J is reading a Terry Goodkind book. Voiceover reading aloud some of the book (which we will write ourselves) - on the back is a picture of Kirsty dressed as Terry Goodkind
J: What?! That makes no sense!!
in trots Kirsty dressed as Terry Goodkind
K: Hush...[covers mouth with finger, slipping and putting finger in mouth]

Thursday, 14 February 2008

Animals

I thought it would be pretty cool to film Kirsty's many animals looking around while we say some serious political stuff over the top in the style of those really old sci-fi films.
Caris, her border collie will have had a love affair with Maisy (a cat who will have a googley eye on her forehead). Milo (another cat) will play the unreliable Emperor of some place (yes, vague - I know) and their rabbit will only speak in unintelligable screams which will then be captioned.

More later...

Sketch 1 - Leo's Lunch

Ok. A brand new idea. After deciding we have way too many short comedy sketch ideas we finally decided to just compile them all into one show-type-thing. So here goes:

Idea 1: based on a real life incident told to us by Leo in which a man explodes under the wheels of a car. She is then unable to finish her lunch.

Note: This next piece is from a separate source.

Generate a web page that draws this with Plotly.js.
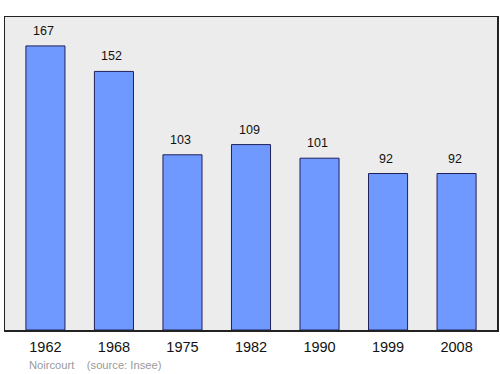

We intend to change it slightly as locations such as we initially intended to use are hard to come by (a cafeteria opening onto a road on which we can stage someone getting run over by a car). For this reason, we now hope to film it from her perspective on a bench eating from a lunch box.

[Two men have a fight, switches to pers. of M1 who watches as M2 runs away. M1 turns around as you hear the squeal of breaks - camera falls onto floor on side and blood runs out. It then cuts to see Leo look down at her meal.]
L: Now I can't eat my lunch!
[L's P.O.V. to see that her lunch is in fact a small bloody body. An ambulence enters and carries off the body.]

We hope to film her lunch in stop-frame claymation.